In more than one previous post on this blog, I have included charts showing how – up to the second quarter of 2014-15, at least – the evidence from the Ministry of Injustice’s quarterly tribunal statistics strongly counters the theory, advanced by the former BIS minister Matt Hancock (now at the Cabinet Office) and his friends in the media, that the introduction of hefty ET fees in July 2013 has since deterred only weak or vexatious claims, without deterring well-founded claims. For the charts show that – contrary to what one would expect, were the Hancock Theorem a valid one – the proportion of claims that are ultimately successful has fallen, and the proportion of claims that are ultimately unsuccessful has risen.

Somewhat annoyingly, when the Ministry released the tribunal statistics for the third quarter of 2014-15 (i.e. October to December 2014) in March, I was unable to update my charts because the ET outcome figures are given only as percentages, and those percentages were grossly distorted to the point of being meaningless by the settlement (and disposal by being ‘struck out’) during the quarter of one exceptionally large airline multiple claimant case involving some 240,000 jurisdictional claims.

Screen Shot 2015-05-19 at 16.10.16

On 15 March, therefore, I emailed the Ministry of Injustice to request the base figures from which the Q3 outcome percentages were calculated. And today, after a couple of chasing emails, the Ministry finally replied – without the figures I had requested but with an explanation of how I could calculate them myself by cross-referencing two of the tables in the statistical bulletin. How helpful of them.

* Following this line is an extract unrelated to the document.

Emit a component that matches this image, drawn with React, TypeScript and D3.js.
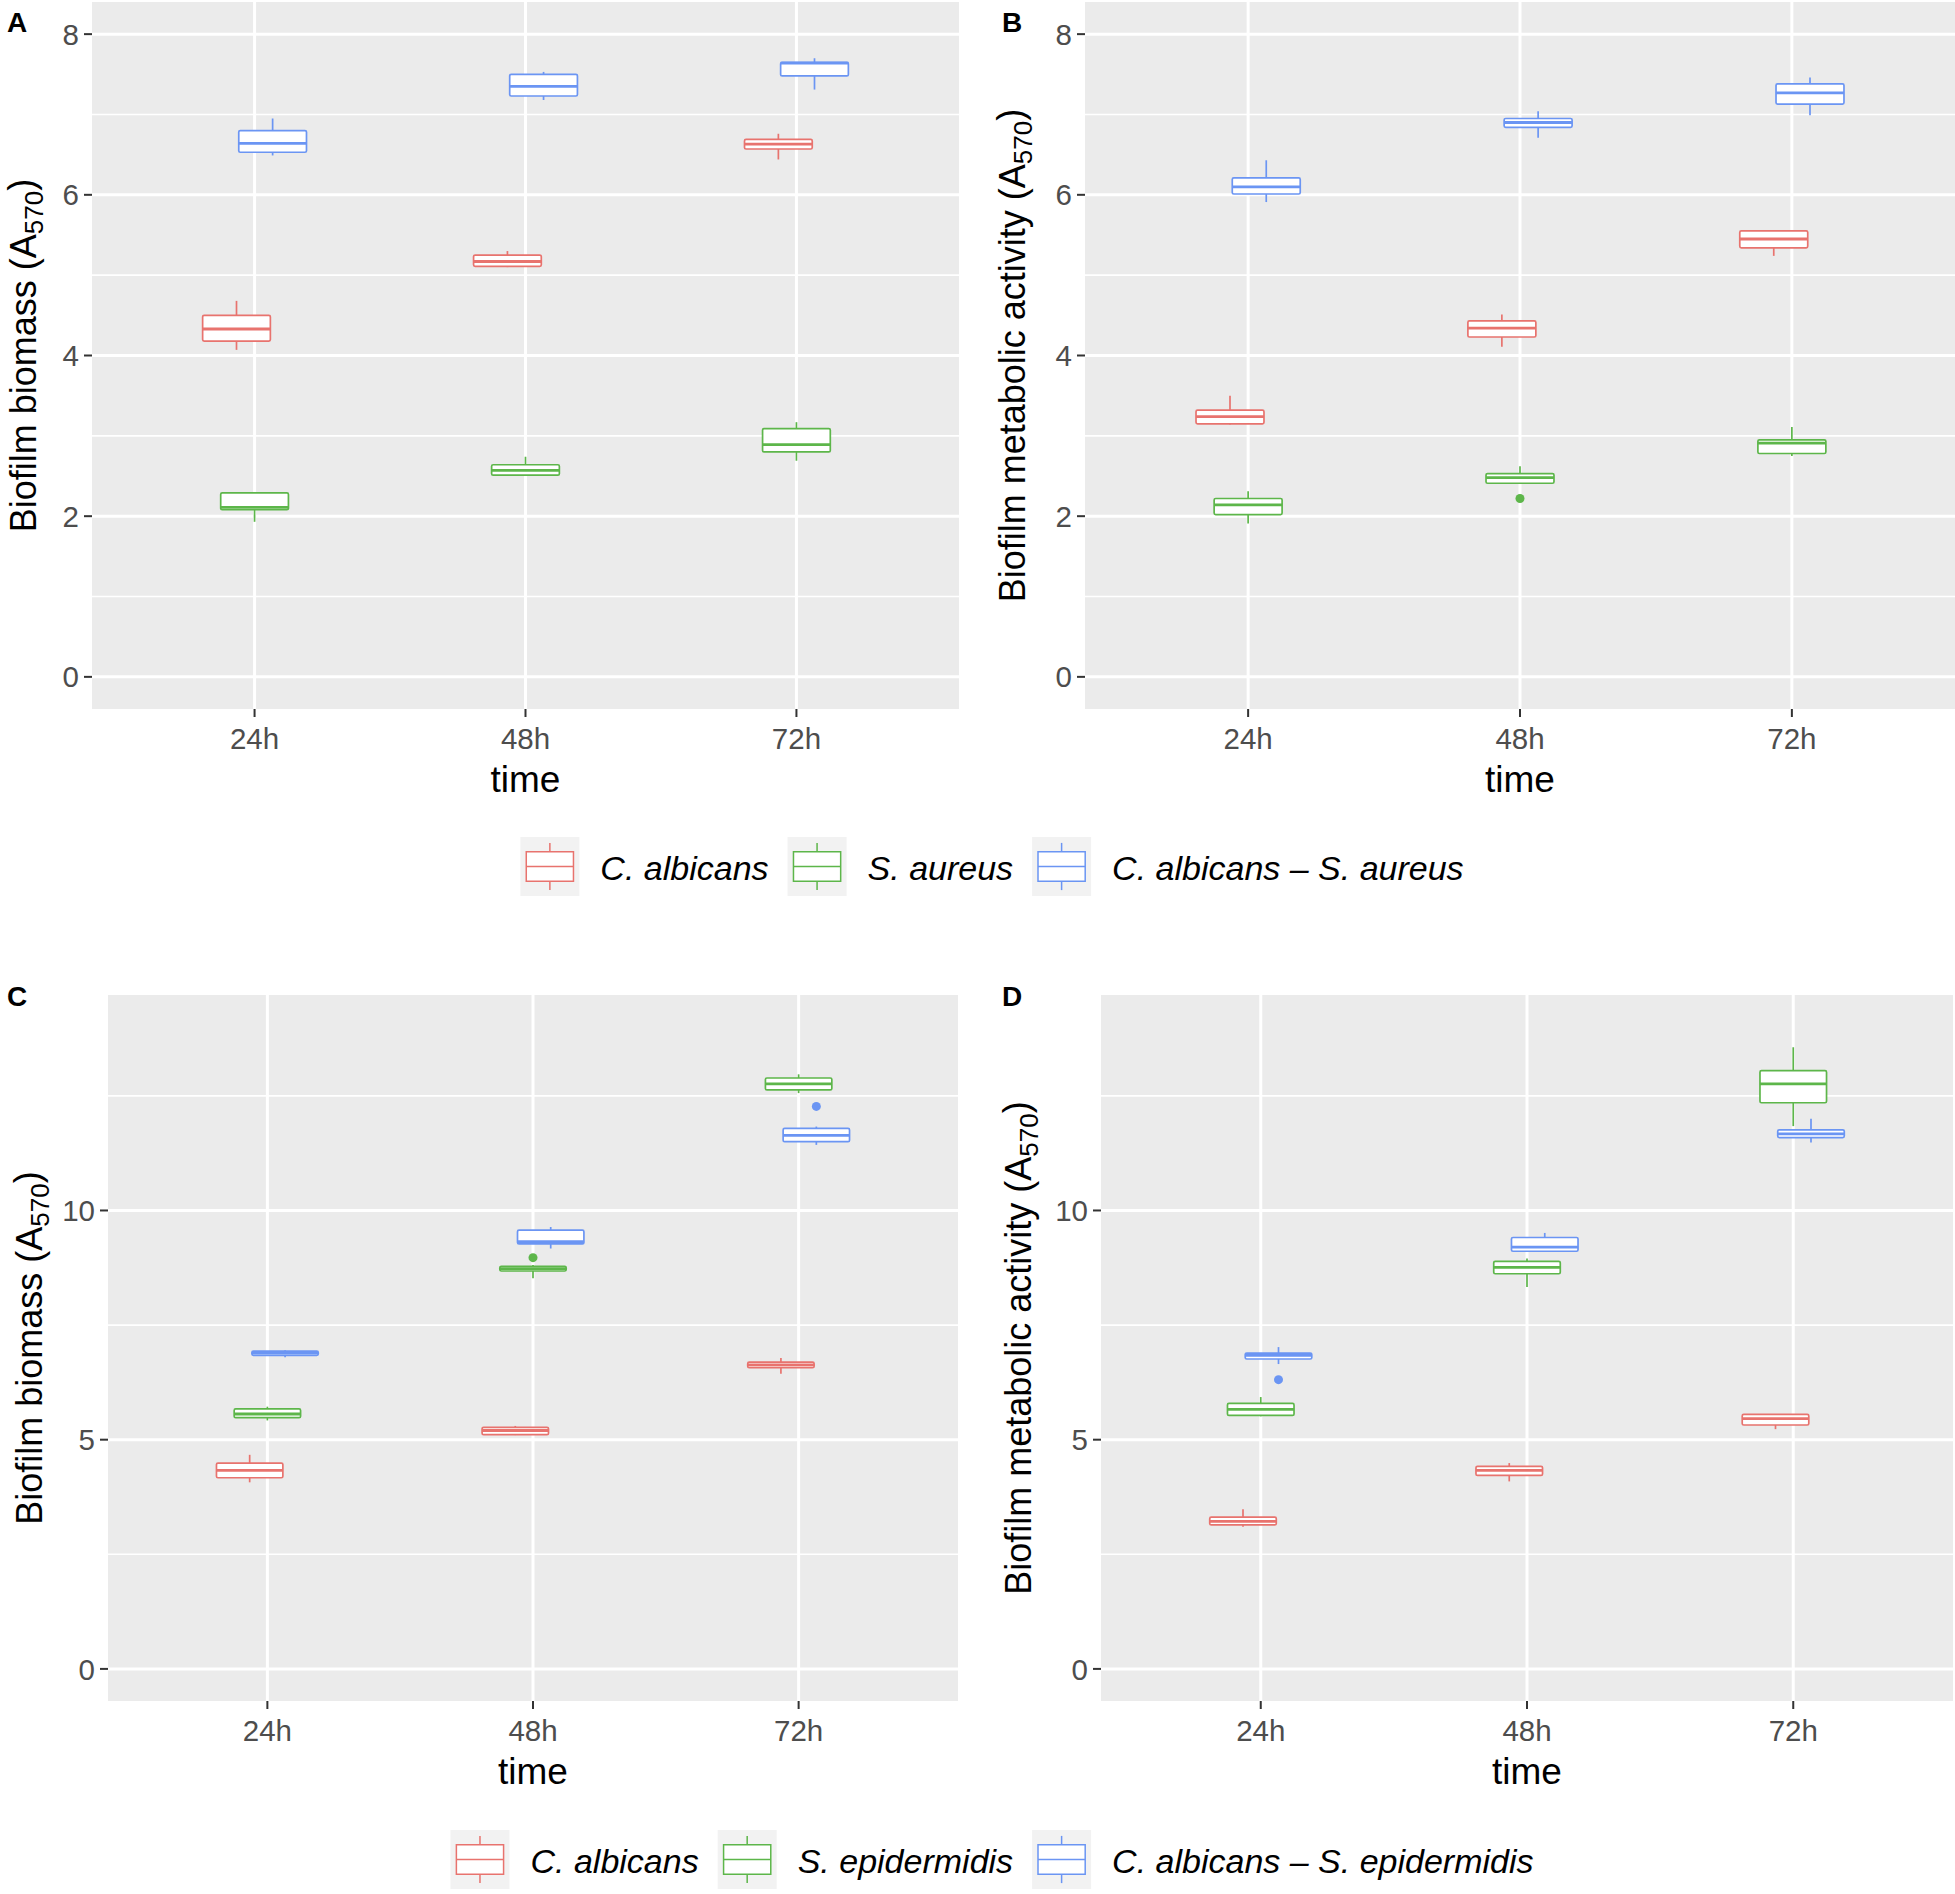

And so, after many hours sweating over a hot Excel spreadsheet, I have calculated the figures I need to add the third quarter of 2014-15 to my outcome charts. In doing so, I have excluded disposed claims made under the two jurisdictional headings of Working Time and Unauthorised Deductions, because – as well as the 243,606 Working Time claims that were struck out – unusually large numbers of Working Time and Unauthorised Deductions claims were withdrawn, and I assume that many if not most of those jurisdictional claims were also part of the airline case (or a related case). This exclusion might well have introduced a minor distortion of its own, but I can’t see any obvious way around that (though I’m expecting a tweet or email from Michael Reed any time now). Whatever, the tribunal statistics for the fourth quarter of 2014-15 will be published on 11 June, and I’ll update my charts again then.

Here are the updated charts. Enjoy.

Outcomes1 May 2015

From this chart, we can see that both ‘successful claims’ and ‘unsuccessful claims’ – in the strictest sense – have continued to move in the wrong direction, as far as the Hancock Theorem is concerned. Similarly, the second chart, below, shows that the broader measure of ‘successful’ claims – including those that are conciliated by Acas or withdrawn (in most cases following settlement) – has also continued to fall. Yet, according to the Hancock Theorem, this measure of ‘successful’ claims should by now be nearing 100 per cent – all the weak and vexatious claims having been deterred by fees.